→ Given data
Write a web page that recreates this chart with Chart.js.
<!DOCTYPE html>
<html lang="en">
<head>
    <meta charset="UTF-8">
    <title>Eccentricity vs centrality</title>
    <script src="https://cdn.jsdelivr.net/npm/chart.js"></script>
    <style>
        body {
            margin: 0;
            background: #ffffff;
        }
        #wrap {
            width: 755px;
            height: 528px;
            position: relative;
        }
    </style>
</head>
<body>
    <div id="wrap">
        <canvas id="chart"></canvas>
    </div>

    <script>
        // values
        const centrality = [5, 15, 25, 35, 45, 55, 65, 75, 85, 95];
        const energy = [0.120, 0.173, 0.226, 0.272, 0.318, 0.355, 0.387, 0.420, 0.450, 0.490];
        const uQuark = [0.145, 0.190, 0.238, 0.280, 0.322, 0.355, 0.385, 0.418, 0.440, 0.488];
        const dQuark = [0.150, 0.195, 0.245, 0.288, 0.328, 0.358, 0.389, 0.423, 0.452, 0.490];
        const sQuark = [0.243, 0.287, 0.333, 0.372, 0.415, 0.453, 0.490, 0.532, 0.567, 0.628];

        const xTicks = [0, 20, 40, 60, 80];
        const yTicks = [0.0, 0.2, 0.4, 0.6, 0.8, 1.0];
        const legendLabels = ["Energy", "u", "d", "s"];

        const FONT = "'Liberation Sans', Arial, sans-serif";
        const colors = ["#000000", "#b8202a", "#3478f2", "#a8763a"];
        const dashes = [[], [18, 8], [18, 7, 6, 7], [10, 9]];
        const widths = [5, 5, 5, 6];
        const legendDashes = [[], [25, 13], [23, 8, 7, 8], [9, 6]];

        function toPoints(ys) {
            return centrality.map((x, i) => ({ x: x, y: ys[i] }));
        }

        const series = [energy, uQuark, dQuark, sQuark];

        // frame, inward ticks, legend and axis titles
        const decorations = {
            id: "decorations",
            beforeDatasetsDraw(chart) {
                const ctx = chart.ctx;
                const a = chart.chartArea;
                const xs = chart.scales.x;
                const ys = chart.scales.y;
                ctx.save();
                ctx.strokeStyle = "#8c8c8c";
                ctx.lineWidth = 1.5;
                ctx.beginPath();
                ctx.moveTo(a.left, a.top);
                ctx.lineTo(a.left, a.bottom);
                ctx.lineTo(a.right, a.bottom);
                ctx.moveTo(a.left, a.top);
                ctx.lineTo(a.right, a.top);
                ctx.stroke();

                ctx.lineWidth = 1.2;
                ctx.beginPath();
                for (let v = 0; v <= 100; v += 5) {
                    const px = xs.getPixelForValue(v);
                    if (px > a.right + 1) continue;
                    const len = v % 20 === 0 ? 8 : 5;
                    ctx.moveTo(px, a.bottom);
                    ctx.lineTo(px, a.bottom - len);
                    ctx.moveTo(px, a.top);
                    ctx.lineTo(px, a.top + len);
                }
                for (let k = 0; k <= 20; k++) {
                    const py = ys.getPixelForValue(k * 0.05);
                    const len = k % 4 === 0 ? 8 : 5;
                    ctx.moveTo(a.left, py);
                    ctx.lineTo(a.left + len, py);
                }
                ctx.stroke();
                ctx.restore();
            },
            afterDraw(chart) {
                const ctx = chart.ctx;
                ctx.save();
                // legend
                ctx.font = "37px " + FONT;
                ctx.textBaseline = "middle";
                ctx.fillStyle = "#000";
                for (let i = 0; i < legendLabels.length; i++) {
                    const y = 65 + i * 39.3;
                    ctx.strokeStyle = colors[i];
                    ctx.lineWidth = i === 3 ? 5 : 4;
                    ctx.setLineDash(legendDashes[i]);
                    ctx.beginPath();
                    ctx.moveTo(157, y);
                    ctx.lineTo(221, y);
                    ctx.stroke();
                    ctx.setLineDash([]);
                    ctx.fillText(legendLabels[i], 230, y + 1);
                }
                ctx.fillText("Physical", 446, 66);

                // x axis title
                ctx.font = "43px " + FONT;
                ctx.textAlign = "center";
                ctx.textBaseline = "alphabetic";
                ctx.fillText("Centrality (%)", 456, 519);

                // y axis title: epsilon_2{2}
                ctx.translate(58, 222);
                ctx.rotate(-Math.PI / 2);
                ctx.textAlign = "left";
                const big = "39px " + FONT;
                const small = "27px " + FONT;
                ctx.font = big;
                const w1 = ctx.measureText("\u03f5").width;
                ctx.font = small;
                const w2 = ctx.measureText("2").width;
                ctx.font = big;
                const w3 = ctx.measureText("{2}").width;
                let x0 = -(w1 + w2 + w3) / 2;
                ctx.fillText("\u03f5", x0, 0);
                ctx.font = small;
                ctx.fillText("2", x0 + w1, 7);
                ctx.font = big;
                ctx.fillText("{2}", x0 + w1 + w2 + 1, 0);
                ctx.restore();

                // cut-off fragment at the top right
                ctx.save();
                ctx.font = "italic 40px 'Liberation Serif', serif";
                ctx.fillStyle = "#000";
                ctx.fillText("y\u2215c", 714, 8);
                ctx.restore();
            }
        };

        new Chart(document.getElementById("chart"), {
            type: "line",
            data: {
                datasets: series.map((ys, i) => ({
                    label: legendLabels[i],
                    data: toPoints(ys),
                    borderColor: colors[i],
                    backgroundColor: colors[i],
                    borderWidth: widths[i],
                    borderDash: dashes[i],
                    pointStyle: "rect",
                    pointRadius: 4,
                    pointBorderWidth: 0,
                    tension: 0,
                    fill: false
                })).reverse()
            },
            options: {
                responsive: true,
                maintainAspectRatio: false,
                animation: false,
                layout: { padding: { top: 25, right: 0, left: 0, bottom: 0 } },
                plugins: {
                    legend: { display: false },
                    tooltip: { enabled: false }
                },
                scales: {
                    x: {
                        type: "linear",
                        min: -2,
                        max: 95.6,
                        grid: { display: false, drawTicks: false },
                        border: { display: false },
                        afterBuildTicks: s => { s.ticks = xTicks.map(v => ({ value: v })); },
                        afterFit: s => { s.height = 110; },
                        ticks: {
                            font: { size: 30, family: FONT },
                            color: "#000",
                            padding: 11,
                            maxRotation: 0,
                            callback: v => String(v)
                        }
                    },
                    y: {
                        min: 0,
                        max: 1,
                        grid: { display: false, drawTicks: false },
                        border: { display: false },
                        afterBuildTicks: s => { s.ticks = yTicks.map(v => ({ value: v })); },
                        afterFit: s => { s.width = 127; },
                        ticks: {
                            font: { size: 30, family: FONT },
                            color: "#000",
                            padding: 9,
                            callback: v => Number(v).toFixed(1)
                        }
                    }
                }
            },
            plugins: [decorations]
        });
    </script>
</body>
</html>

→ Stated task
From the first line to the last, please quote the material above exactly.

→ Output
Write a web page that recreates this chart with Chart.js.
<!DOCTYPE html>
<html lang="en">
<head>
    <meta charset="UTF-8">
    <title>Eccentricity vs centrality</title>
    <script src="https://cdn.jsdelivr.net/npm/chart.js"></script>
    <style>
        body {
            margin: 0;
            background: #ffffff;
        }
        #wrap {
            width: 755px;
            height: 528px;
            position: relative;
        }
    </style>
</head>
<body>
    <div id="wrap">
        <canvas id="chart"></canvas>
    </div>

    <script>
        // values
        const centrality = [5, 15, 25, 35, 45, 55, 65, 75, 85, 95];
        const energy = [0.120, 0.173, 0.226, 0.272, 0.318, 0.355, 0.387, 0.420, 0.450, 0.490];
        const uQuark = [0.145, 0.190, 0.238, 0.280, 0.322, 0.355, 0.385, 0.418, 0.440, 0.488];
        const dQuark = [0.150, 0.195, 0.245, 0.288, 0.328, 0.358, 0.389, 0.423, 0.452, 0.490];
        const sQuark = [0.243, 0.287, 0.333, 0.372, 0.415, 0.453, 0.490, 0.532, 0.567, 0.628];

        const xTicks = [0, 20, 40, 60, 80];
        const yTicks = [0.0, 0.2, 0.4, 0.6, 0.8, 1.0];
        const legendLabels = ["Energy", "u", "d", "s"];

        const FONT = "'Liberation Sans', Arial, sans-serif";
        const colors = ["#000000", "#b8202a", "#3478f2", "#a8763a"];
        const dashes = [[], [18, 8], [18, 7, 6, 7], [10, 9]];
        const widths = [5, 5, 5, 6];
        const legendDashes = [[], [25, 13], [23, 8, 7, 8], [9, 6]];

        function toPoints(ys) {
            return centrality.map((x, i) => ({ x: x, y: ys[i] }));
        }

        const series = [energy, uQuark, dQuark, sQuark];

        // frame, inward ticks, legend and axis titles
        const decorations = {
            id: "decorations",
            beforeDatasetsDraw(chart) {
                const ctx = chart.ctx;
                const a = chart.chartArea;
                const xs = chart.scales.x;
                const ys = chart.scales.y;
                ctx.save();
                ctx.strokeStyle = "#8c8c8c";
                ctx.lineWidth = 1.5;
                ctx.beginPath();
                ctx.moveTo(a.left, a.top);
                ctx.lineTo(a.left, a.bottom);
                ctx.lineTo(a.right, a.bottom);
                ctx.moveTo(a.left, a.top);
                ctx.lineTo(a.right, a.top);
                ctx.stroke();

                ctx.lineWidth = 1.2;
                ctx.beginPath();
                for (let v = 0; v <= 100; v += 5) {
                    const px = xs.getPixelForValue(v);
                    if (px > a.right + 1) continue;
                    const len = v % 20 === 0 ? 8 : 5;
                    ctx.moveTo(px, a.bottom);
                    ctx.lineTo(px, a.bottom - len);
                    ctx.moveTo(px, a.top);
                    ctx.lineTo(px, a.top + len);
                }
                for (let k = 0; k <= 20; k++) {
                    const py = ys.getPixelForValue(k * 0.05);
                    const len = k % 4 === 0 ? 8 : 5;
                    ctx.moveTo(a.left, py);
                    ctx.lineTo(a.left + len, py);
                }
                ctx.stroke();
                ctx.restore();
            },
            afterDraw(chart) {
                const ctx = chart.ctx;
                ctx.save();
                // legend
                ctx.font = "37px " + FONT;
                ctx.textBaseline = "middle";
                ctx.fillStyle = "#000";
                for (let i = 0; i < legendLabels.length; i++) {
                    const y = 65 + i * 39.3;
                    ctx.strokeStyle = colors[i];
                    ctx.lineWidth = i === 3 ? 5 : 4;
                    ctx.setLineDash(legendDashes[i]);
                    ctx.beginPath();
                    ctx.moveTo(157, y);
                    ctx.lineTo(221, y);
                    ctx.stroke();
                    ctx.setLineDash([]);
                    ctx.fillText(legendLabels[i], 230, y + 1);
                }
                ctx.fillText("Physical", 446, 66);

                // x axis title
                ctx.font = "43px " + FONT;
                ctx.textAlign = "center";
                ctx.textBaseline = "alphabetic";
                ctx.fillText("Centrality (%)", 456, 519);

                // y axis title: epsilon_2{2}
                ctx.translate(58, 222);
                ctx.rotate(-Math.PI / 2);
                ctx.textAlign = "left";
                const big = "39px " + FONT;
                const small = "27px " + FONT;
                ctx.font = big;
                const w1 = ctx.measureText("\u03f5").width;
                ctx.font = small;
                const w2 = ctx.measureText("2").width;
                ctx.font = big;
                const w3 = ctx.measureText("{2}").width;
                let x0 = -(w1 + w2 + w3) / 2;
                ctx.fillText("\u03f5", x0, 0);
                ctx.font = small;
                ctx.fillText("2", x0 + w1, 7);
                ctx.font = big;
                ctx.fillText("{2}", x0 + w1 + w2 + 1, 0);
                ctx.restore();

                // cut-off fragment at the top right
                ctx.save();
                ctx.font = "italic 40px 'Liberation Serif', serif";
                ctx.fillStyle = "#000";
                ctx.fillText("y\u2215c", 714, 8);
                ctx.restore();
            }
        };

        new Chart(document.getElementById("chart"), {
            type: "line",
            data: {
                datasets: series.map((ys, i) => ({
                    label: legendLabels[i],
                    data: toPoints(ys),
                    borderColor: colors[i],
                    backgroundColor: colors[i],
                    borderWidth: widths[i],
                    borderDash: dashes[i],
                    pointStyle: "rect",
                    pointRadius: 4,
                    pointBorderWidth: 0,
                    tension: 0,
                    fill: false
                })).reverse()
            },
            options: {
                responsive: true,
                maintainAspectRatio: false,
                animation: false,
                layout: { padding: { top: 25, right: 0, left: 0, bottom: 0 } },
                plugins: {
                    legend: { display: false },
                    tooltip: { enabled: false }
                },
                scales: {
                    x: {
                        type: "linear",
                        min: -2,
                        max: 95.6,
                        grid: { display: false, drawTicks: false },
                        border: { display: false },
                        afterBuildTicks: s => { s.ticks = xTicks.map(v => ({ value: v })); },
                        afterFit: s => { s.height = 110; },
                        ticks: {
                            font: { size: 30, family: FONT },
                            color: "#000",
                            padding: 11,
                            maxRotation: 0,
                            callback: v => String(v)
                        }
                    },
                    y: {
                        min: 0,
                        max: 1,
                        grid: { display: false, drawTicks: false },
                        border: { display: false },
                        afterBuildTicks: s => { s.ticks = yTicks.map(v => ({ value: v })); },
                        afterFit: s => { s.width = 127; },
                        ticks: {
                            font: { size: 30, family: FONT },
                            color: "#000",
                            padding: 9,
                            callback: v => Number(v).toFixed(1)
                        }
                    }
                }
            },
            plugins: [decorations]
        });
    </script>
</body>
</html>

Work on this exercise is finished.